▶ _Directions_
Scan the records below. List lines holding "page".

▶ _Provided data_
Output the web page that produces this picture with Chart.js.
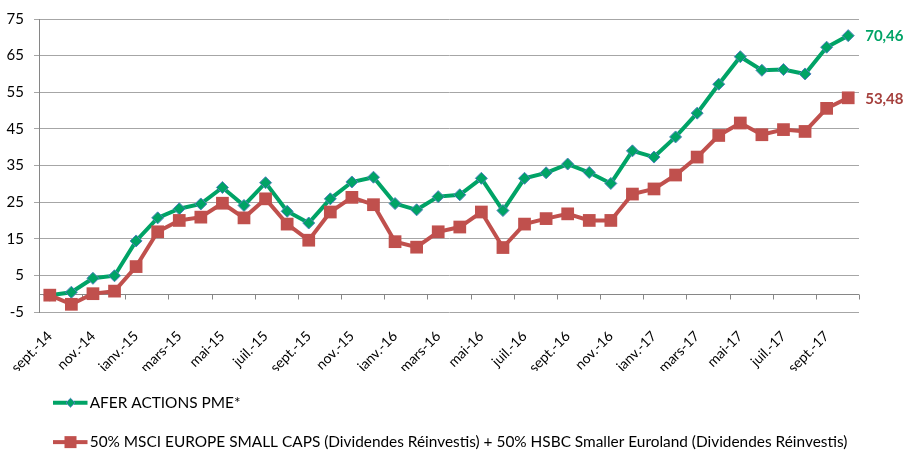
<!DOCTYPE html>
<html>
<head>
<meta charset="utf-8">
<script src="https://cdn.jsdelivr.net/npm/chart.js@4"></script>
<style>
html,body{margin:0;padding:0;background:#fff;}
#wrap{width:905px;height:450px;position:relative;}
</style>
</head>
<body>
<div id="wrap"><canvas id="c" width="905" height="450"></canvas></div>
<script>
const categories = ["sept.-14","oct.-14","nov.-14","déc.-14","janv.-15","févr.-15","mars-15","avr.-15","mai-15","juin-15","juil.-15","août-15","sept.-15","oct.-15","nov.-15","déc.-15","janv.-16","févr.-16","mars-16","avr.-16","mai-16","juin-16","juil.-16","août-16","sept.-16","oct.-16","nov.-16","déc.-16","janv.-17","févr.-17","mars-17","avr.-17","mai-17","juin-17","juil.-17","août-17","sept.-17","oct.-17"];
const seriesNames = ["AFER ACTIONS PME*","50% MSCI EUROPE SMALL CAPS (Dividendes Réinvestis) + 50% HSBC Smaller Euroland (Dividendes Réinvestis)"];
const aferValues = [-0.4,0.4,4.2,4.9,14.4,20.7,23.2,24.5,29.0,24.1,30.3,22.5,19.3,25.9,30.5,31.8,24.6,22.9,26.5,27.0,31.5,22.7,31.5,33.0,35.4,33.1,30.1,39.0,37.3,42.8,49.3,57.2,64.7,61.0,61.2,60.0,67.3,70.46];
const indexValues = [-0.4,-2.9,0.0,0.7,7.4,16.9,20.0,20.9,24.7,20.7,25.9,19.0,14.6,22.3,26.3,24.3,14.2,12.7,16.9,18.2,22.3,12.6,19.0,20.5,21.8,20.0,20.0,27.2,28.6,32.4,37.3,43.2,46.6,43.4,44.8,44.3,50.6,53.48];
const endLabels = ["70,46","53,48"];
const yTicks = [-5,5,15,25,35,45,55,65,75];

const GREEN = '#00A366';
const RED = '#C0504D';
const BLUE_BORDER = '#4F81BD';
const FONT = 'Lato, "Liberation Sans", sans-serif';

// legend icon: line + marker (legend row starts at x=24, box width 58 -> centre 53)
function legendIcon(kind){
  const cv = document.createElement('canvas');
  cv.width = 70; cv.height = 18;
  const g = cv.getContext('2d');
  const cy = 9, mx = 52.5;   // image spans page x 18..88
  g.strokeStyle = kind === 'g' ? GREEN : RED;
  g.lineWidth = 4;
  g.beginPath(); g.moveTo(35, cy); g.lineTo(69.5, cy); g.stroke();
  if (kind === 'g') {
    g.fillStyle = GREEN; g.strokeStyle = BLUE_BORDER; g.lineWidth = 1;
    g.beginPath(); g.moveTo(mx-4.5, cy); g.lineTo(mx, cy-4.5); g.lineTo(mx+4.5, cy); g.lineTo(mx, cy+4.5); g.closePath();
    g.fill(); g.stroke();
  } else {
    g.fillStyle = RED;
    g.fillRect(mx-6, cy-6, 12, 12);
  }
  return cv;
}

const zeroAxisPlugin = {
  id: 'zeroAxis',
  beforeDatasetsDraw(chart){
    const {ctx, chartArea, scales:{x, y}} = chart;
    const y0 = Math.round(y.getPixelForValue(0)) + 0.5;
    ctx.save();
    ctx.strokeStyle = '#868686';
    ctx.lineWidth = 1;
    ctx.beginPath();
    ctx.moveTo(chartArea.left, y0); ctx.lineTo(chartArea.right, y0);
    for (let k = 0; k <= categories.length; k += 2) {
      const px = Math.round(x.getPixelForValue(k - 0.5)) + 0.5;
      ctx.moveTo(px, y0); ctx.lineTo(px, y0 + 5);
    }
    ctx.stroke();
    ctx.restore();
  }
};

const endLabelPlugin = {
  id: 'endLabels',
  afterDatasetsDraw(chart){
    const ctx = chart.ctx;
    const colors = [GREEN, '#A5403D'];
    ctx.save();
    ctx.font = 'bold 15px ' + FONT;
    ctx.textAlign = 'left';
    ctx.textBaseline = 'middle';
    chart.data.datasets.forEach((ds, i) => {
      const meta = chart.getDatasetMeta(i);
      const pt = meta.data[meta.data.length - 1];
      ctx.fillStyle = colors[i];
      ctx.fillText(endLabels[i], pt.x + 17, pt.y + 1);
    });
    ctx.restore();
  }
};

new Chart(document.getElementById('c'), {
  type: 'line',
  data: {
    labels: categories,
    datasets: [
      {
        label: seriesNames[0],
        data: aferValues,
        borderColor: GREEN,
        backgroundColor: GREEN,
        borderWidth: 4,
        pointStyle: 'rectRot',
        pointRadius: 6,
        pointBackgroundColor: GREEN,
        pointBorderColor: BLUE_BORDER,
        pointBorderWidth: 1,
        tension: 0,
        order: 1
      },
      {
        label: seriesNames[1],
        data: indexValues,
        borderColor: RED,
        backgroundColor: RED,
        borderWidth: 4,
        pointStyle: 'rect',
        pointRadius: 9,
        pointBackgroundColor: RED,
        pointBorderColor: RED,
        pointBorderWidth: 0,
        tension: 0,
        order: 0
      }
    ]
  },
  options: {
    responsive: false,
    animation: false,
    layout: { padding: { top: 9, right: 46, left: 0, bottom: 0 } },
    plugins: {
      tooltip: { enabled: false },
      legend: {
        position: 'bottom',
        align: 'start',
        maxHeight: 79,
        labels: {
          usePointStyle: true,
          pointStyleWidth: 58,
          padding: 24,
          color: '#000',
          font: { family: FONT, size: 15.4 },
          generateLabels(chart){
            return chart.data.datasets.map((ds, i) => ({
              text: ds.label,
              pointStyle: legendIcon(i === 0 ? 'g' : 'r'),
              fillStyle: ds.borderColor,
              strokeStyle: ds.borderColor,
              lineWidth: 0,
              hidden: false,
              datasetIndex: i,
              fontColor: '#000'
            }));
          }
        }
      }
    },
    scales: {
      x: {
        type: 'category',
        offset: true,
        grid: { display: false, drawTicks: false },
        border: { display: false },
        afterFit(scale){ scale.height = 59; scale.paddingLeft = 0; scale.paddingRight = 0; },
        ticks: {
          autoSkip: false,
          maxRotation: 45,
          minRotation: 45,
          padding: 16,
          color: '#000',
          font: { family: FONT, size: 14 },
          callback(v, i){ return i % 2 === 0 ? categories[i] : ''; }
        }
      },
      y: {
        min: -5,
        max: 75,
        afterBuildTicks(scale){ scale.ticks = yTicks.map(v => ({ value: v })); },
        afterFit(scale){ scale.width = 39; },
        grid: { color: '#A6A6A6', lineWidth: 1, drawTicks: true, tickLength: 5 },
        border: { display: true, color: '#868686', width: 1 },
        ticks: {
          color: '#000',
          padding: 10,
          font: { family: FONT, size: 15 }
        }
      }
    }
  },
  plugins: [zeroAxisPlugin, endLabelPlugin]
});
</script>
</body>
</html>
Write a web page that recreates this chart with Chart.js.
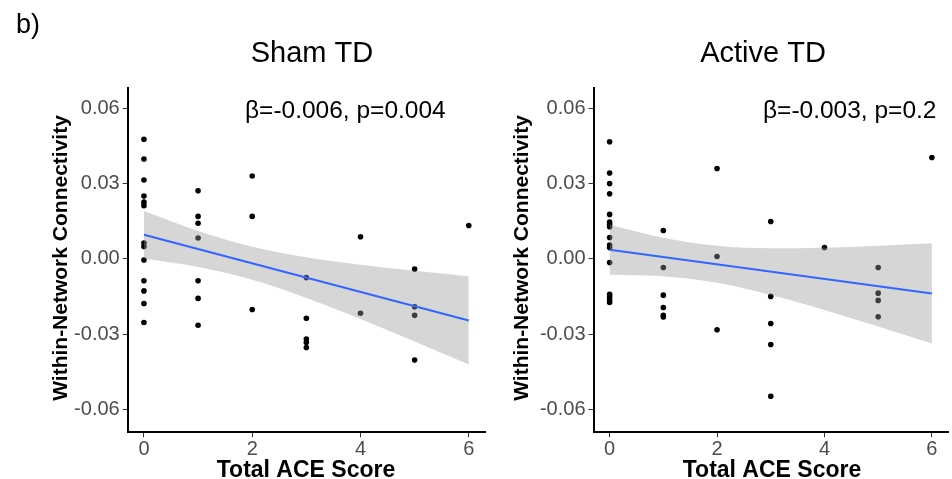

▶ _Worked answer_
Output the web page that produces this picture with Chart.js.
  const cy = 9, mx = 52.5;   // image spans page x 18..88
Write a web page that recreates this chart with Chart.js.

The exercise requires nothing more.